* _Task directions_
Extract the lines from the first one in the records below through the line containing "3.8, 4.45, 5.48];", keeping both ends and leaving out any pictures.
========================================================================
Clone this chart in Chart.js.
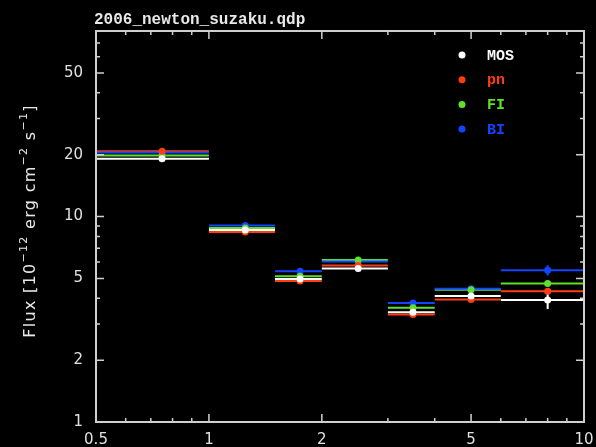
<!DOCTYPE html>
<html>
<head>
<meta charset="utf-8">
<script src="https://cdn.jsdelivr.net/npm/chart.js@4/dist/chart.umd.min.js"></script>
<style>
  html, body { margin: 0; padding: 0; background: #000; }
  #wrap { width: 596px; height: 447px; }
</style>
</head>
<body>
<div id="wrap"><canvas id="fluxChart" width="596" height="447"></canvas></div>
<script>
// Energy bins (keV)
const binLow  = [0.5, 1.0, 1.5, 2.0, 3.0, 4.0, 6.0];
const binHigh = [1.0, 1.5, 2.0, 3.0, 4.0, 6.0, 10.0];
const binMid  = [0.75, 1.25, 1.75, 2.5, 3.5, 5.0, 8.0];

// Flux per bin, 1e-12 erg/cm2/s
const fluxMOS = [19.1, 8.6, 4.97, 5.58, 3.42, 4.1, 3.93];
const fluxPN  = [20.8, 8.42, 4.86, 5.78, 3.34, 3.95, 4.33];
const fluxFI  = [19.8, 8.8, 5.12, 6.15, 3.6, 4.4, 4.72];
const fluxBI  = [20.5, 9.05, 5.42, 6.05, 3.8, 4.45, 5.48];

// 1-sigma errors on flux
const errMOS = [0.25, 0.1, 0.06, 0.07, 0.05, 0.07, 0.38];
const errPN  = [0.2, 0.08, 0.05, 0.06, 0.04, 0.05, 0.12];
const errFI  = [0.25, 0.1, 0.06, 0.07, 0.05, 0.07, 0.15];
const errBI  = [0.3, 0.12, 0.07, 0.08, 0.06, 0.1, 0.32];

const seriesNames  = ['MOS', 'pn', 'FI', 'BI'];
const seriesColors = ['#ffffff', '#ff3c14', '#5ee02c', '#1444ff'];

const xTicks = [0.5, 0.6, 0.7, 0.8, 0.9, 1, 2, 3, 4, 5, 6, 7, 8, 9, 10];
const xLabels = [0.5, 1, 2, 5, 10];
const yTicks = [1, 2, 3, 4, 5, 6, 7, 8, 9, 10, 20, 30, 40, 50, 60, 70, 80];
const yLabels = [1, 2, 5, 10, 20, 50];

const fluxes = [fluxMOS, fluxPN, fluxFI, fluxBI];
const errors = [errMOS, errPN, errFI, errBI];

const datasets = seriesNames.map((name, s) => ({
    label: name,
    data: binMid.map((x, i) => ({ x: x, y: fluxes[s][i] })),
    backgroundColor: seriesColors[s],
    borderWidth: 0,
    pointRadius: 3.5,
    pointHoverRadius: 3.5
}));

// bin widths and error bars, drawn before the points
const errorBars = {
    id: 'errorBars',
    beforeDatasetsDraw(chart) {
        const { ctx, scales: { x, y } } = chart;
        ctx.save();
        ctx.lineWidth = 2;
        fluxes.forEach((vals, s) => {
            ctx.strokeStyle = seriesColors[s];
            vals.forEach((v, i) => {
                const py = y.getPixelForValue(v);
                ctx.beginPath();
                ctx.moveTo(x.getPixelForValue(binLow[i]), py);
                ctx.lineTo(x.getPixelForValue(binHigh[i]), py);
                const px = x.getPixelForValue(binMid[i]);
                ctx.moveTo(px, y.getPixelForValue(v - errors[s][i]));
                ctx.lineTo(px, y.getPixelForValue(v + errors[s][i]));
                ctx.stroke();
            });
        });
        ctx.restore();
    }
};

// frame with inward ticks, title, y label and legend
const decorations = {
    id: 'decorations',
    afterDraw(chart) {
        const { ctx, chartArea: a, scales: { x, y } } = chart;
        ctx.save();
        ctx.strokeStyle = '#cfcfcf';
        ctx.lineWidth = 2;
        ctx.strokeRect(a.left, a.top, a.right - a.left, a.bottom - a.top);

        ctx.lineWidth = 1.5;
        ctx.beginPath();
        xTicks.forEach(v => {
            const px = x.getPixelForValue(v);
            const len = xLabels.includes(v) ? 8 : 4;
            ctx.moveTo(px, a.bottom); ctx.lineTo(px, a.bottom - len);
            ctx.moveTo(px, a.top); ctx.lineTo(px, a.top + len);
        });
        yTicks.forEach(v => {
            const py = y.getPixelForValue(v);
            const len = yLabels.includes(v) ? 8 : 4;
            ctx.moveTo(a.left, py); ctx.lineTo(a.left + len, py);
            ctx.moveTo(a.right, py); ctx.lineTo(a.right - len, py);
        });
        ctx.stroke();

        // title
        ctx.fillStyle = '#e8e8e8';
        ctx.font = 'bold 16px "Liberation Mono"';
        ctx.textAlign = 'left';
        ctx.textBaseline = 'alphabetic';
        ctx.fillText('2006_newton_suzaku.qdp', a.left - 2, 24);

        // y axis title with superscripts
        const parts = [
            ['Flux [10', false], ['\u221212', true], [' erg cm', false],
            ['\u22122', true], [' s', false], ['\u22121', true], [']', false]
        ];
        const mainFont = '16px "DejaVu Sans"';
        const supFont = '11px "DejaVu Sans"';
        ctx.letterSpacing = '1.3px';
        let total = 0;
        parts.forEach(([t, sup]) => {
            ctx.font = sup ? supFont : mainFont;
            total += ctx.measureText(t).width;
        });
        ctx.translate(35, 221);
        ctx.rotate(-Math.PI / 2);
        let cx = -total / 2;
        parts.forEach(([t, sup]) => {
            ctx.font = sup ? supFont : mainFont;
            ctx.fillText(t, cx, sup ? -8 : 0);
            cx += ctx.measureText(t).width;
        });
        ctx.setTransform(1, 0, 0, 1, 0, 0);
        ctx.letterSpacing = '0px';

        // legend
        ctx.font = 'bold 15px "Liberation Mono"';
        ctx.textBaseline = 'middle';
        seriesNames.forEach((name, s) => {
            const ly = 55 + s * 24.7;
            ctx.fillStyle = seriesColors[s];
            ctx.beginPath();
            ctx.arc(462, ly, 3.5, 0, Math.PI * 2);
            ctx.fill();
            ctx.fillText(name, 487, ly + 1);
        });
        ctx.restore();
    }
};

const tickFont = { family: '"DejaVu Sans"', size: 15 };

new Chart(document.getElementById('fluxChart'), {
    type: 'scatter',
    data: { datasets: datasets },
    plugins: [errorBars, decorations],
    options: {
        responsive: false,
        animation: false,
        layout: { padding: { top: 31, right: 12, left: 0, bottom: 0 } },
        plugins: {
            legend: { display: false },
            tooltip: { enabled: false }
        },
        scales: {
            x: {
                type: 'logarithmic',
                min: 0.5,
                max: 10,
                grid: { display: false, drawTicks: false },
                border: { display: false },
                afterBuildTicks: scale => { scale.ticks = xTicks.map(v => ({ value: v })); },
                afterFit: scale => {
                    scale.height = 25;
                    scale.paddingLeft = 0;
                    scale.paddingRight = 0;
                },
                ticks: {
                    color: '#e0e0e0',
                    font: tickFont,
                    padding: 9,
                    autoSkip: false,
                    maxRotation: 0,
                    callback: v => xLabels.includes(v) ? String(v) : ''
                }
            },
            y: {
                type: 'logarithmic',
                min: 1,
                max: 80,
                grid: { display: false, drawTicks: false },
                border: { display: false },
                afterBuildTicks: scale => { scale.ticks = yTicks.map(v => ({ value: v })); },
                afterFit: scale => {
                    scale.width = 96;
                    scale.paddingTop = 0;
                    scale.paddingBottom = 0;
                },
                ticks: {
                    color: '#e0e0e0',
                    font: tickFont,
                    padding: 13,
                    autoSkip: false,
                    callback: v => yLabels.includes(v) ? String(v) : ''
                }
            }
        }
    }
});
</script>
</body>
</html>
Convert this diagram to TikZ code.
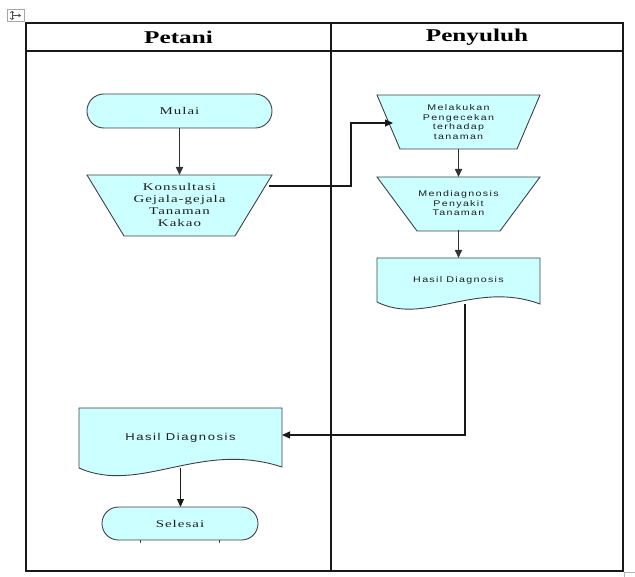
\documentclass[tikz,border=0pt]{standalone}
\usepackage{fontspec}
\usetikzlibrary{arrows.meta,calc,backgrounds}
\setmainfont{Liberation Serif}
\newfontfamily\headfont[FakeStretch=1.4]{Liberation Serif}
\newfontfamily\serifwide[FakeStretch=1.45,LetterSpace=10]{Liberation Serif}
\newfontfamily\sanswide[FakeStretch=1.3,LetterSpace=16]{Liberation Sans}
\definecolor{flowfill}{HTML}{CCFFFF}
\definecolor{flowedge}{HTML}{404040}
\definecolor{inkgray}{HTML}{1E1E1E}
\tikzset{
  tbl/.style={line width=1.7pt, draw=black!90, line cap=rect},
  shapeline/.style={draw=flowedge, line width=0.9pt, fill=flowfill},
  arr/.style={-{Triangle[length=8pt,width=7pt]}, line width=1.1pt, draw=black!90},
  thickarr/.style={arr, line width=1.6pt, draw=black!80},
  frame/.style={inner sep=0pt, outer sep=0pt, align=center, text=inkgray},
  headtxt/.style={font=\headfont\bfseries\fontsize{18}{20}\selectfont, text=black},
  serifsmall/.style={font=\serifwide\fontsize{10.3}{12}\selectfont},
  sanssmall/.style={font=\sanswide\fontsize{8.2}{9.5}\selectfont},
  sansmid/.style={font=\sanswide\fontsize{10}{11}\selectfont},
}
\begin{document}
\begin{tikzpicture}[x=1pt,y=-1pt]
\useasboundingbox (0,0) rectangle (635,577);

% swimlane table
\draw[tbl] (26,23) rectangle (623,571);
\draw[tbl] (26,51) -- (623,51);
\draw[tbl] (331,23) -- (331,571);
\node[headtxt] (hpetani) at (178.5,37) {Petani};
\node[headtxt] (hpenyuluh) at (477,37) {Penyuluh};

% table move handle and resize mark
\draw[gray!70, fill=white, line width=0.6pt] (7.5,9.5) rectangle (24.5,21.5);
\draw[black!70, line width=0.7pt] (12,11.5) -- (12,19.5);
\draw[black!70, line width=0.7pt] (10,13) -- (12,11.5) -- (14,13);
\draw[black!70, line width=0.7pt] (10,18) -- (12,19.5) -- (14,18);
\draw[black!70, line width=0.7pt] (12,15.5) -- (20,15.5);
\draw[black!70, line width=0.7pt] (18.5,14) -- (20.5,15.5) -- (18.5,17);
\draw[gray!60, line width=0.8pt] (624.5,577) -- (624.5,572.5) -- (635,572.5);

% step frames with their texts
\node[frame, serifsmall, minimum width=185pt, minimum height=34pt] (mulai) at (179.5,111) {Mulai};
\node[frame, serifsmall, minimum width=185pt, minimum height=60pt] (konsul) at (179.5,205)
  {Konsultasi\\Gejala-gejala\\Tanaman\\Kakao};
\node[frame, sanssmall, minimum width=163pt, minimum height=54pt] (melak) at (458.5,122)
  {Melakukan\\Pengecekan\\terhadap\\tanaman};
\node[frame, sanssmall, minimum width=163pt, minimum height=53pt] (mendi) at (458.5,203.5)
  {Mendiagnosis\\Penyakit\\Tanaman};
\node[frame, sanssmall, minimum width=163pt, minimum height=44pt] (hasilR) at (458.5,280)
  {Hasil Diagnosis};
\node[frame, sansmid, minimum width=203pt, minimum height=60pt] (hasilL) at (180.5,438)
  {Hasil Diagnosis};
\node[frame, serifsmall, minimum width=156pt, minimum height=33pt] (selesai) at (180,523.5)
  {Selesai};

% step outlines
\begin{scope}[on background layer]
  \draw[shapeline, rounded corners=16.9pt] (87,94) rectangle (272,128);
  \draw[shapeline] (87,175) -- (272,175) -- (235,236) -- (124,236) -- cycle;
  \draw[shapeline] (377,95) -- (540,95) -- (517,149) -- (400,149) -- cycle;
  \draw[shapeline] (377,177) -- (540,177) -- (500,231) -- (417,231) -- cycle;
  \draw[shapeline] (377,258) -- (540,258) -- (540,304)
     .. controls (475,280) and (425,326) .. (377,302) -- cycle;
  \draw[shapeline] (79,408) -- (282,408) -- (282,467)
     .. controls (200,440) and (140,495) .. (79,468) -- cycle;
  \draw[shapeline, rounded corners=16.4pt] (102,507) rectangle (258,540);
  \draw[flowedge, line width=0.7pt] (140,540) -- (140,543) (219,540) -- (219,543);
\end{scope}

% connectors
\coordinate (kout) at (269,186);
\coordinate (bendA) at (351,123);
\coordinate (min) at (393,123);
\coordinate (rout) at (465,304);
\coordinate (lin) at (282,435);
\draw[thickarr] (mulai) -- (konsul);
\draw[arr] (kout) -| (bendA) -- (min);
\draw[thickarr] (melak) -- (mendi);
\draw[thickarr] (mendi) -- (hasilR);
\draw[arr] (rout) |- (lin);
\draw[arr] (hasilL.south) -- (hasilL.south |- selesai.north);
\end{tikzpicture}
\end{document}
========================================================================
* _Final result_
Clone this chart in Chart.js.
<!DOCTYPE html>
<html>
<head>
<meta charset="utf-8">
<script src="https://cdn.jsdelivr.net/npm/chart.js@4/dist/chart.umd.min.js"></script>
<style>
  html, body { margin: 0; padding: 0; background: #000; }
  #wrap { width: 596px; height: 447px; }
</style>
</head>
<body>
<div id="wrap"><canvas id="fluxChart" width="596" height="447"></canvas></div>
<script>
// Energy bins (keV)
const binLow  = [0.5, 1.0, 1.5, 2.0, 3.0, 4.0, 6.0];
const binHigh = [1.0, 1.5, 2.0, 3.0, 4.0, 6.0, 10.0];
const binMid  = [0.75, 1.25, 1.75, 2.5, 3.5, 5.0, 8.0];

// Flux per bin, 1e-12 erg/cm2/s
const fluxMOS = [19.1, 8.6, 4.97, 5.58, 3.42, 4.1, 3.93];
const fluxPN  = [20.8, 8.42, 4.86, 5.78, 3.34, 3.95, 4.33];
const fluxFI  = [19.8, 8.8, 5.12, 6.15, 3.6, 4.4, 4.72];
const fluxBI  = [20.5, 9.05, 5.42, 6.05, 3.8, 4.45, 5.48];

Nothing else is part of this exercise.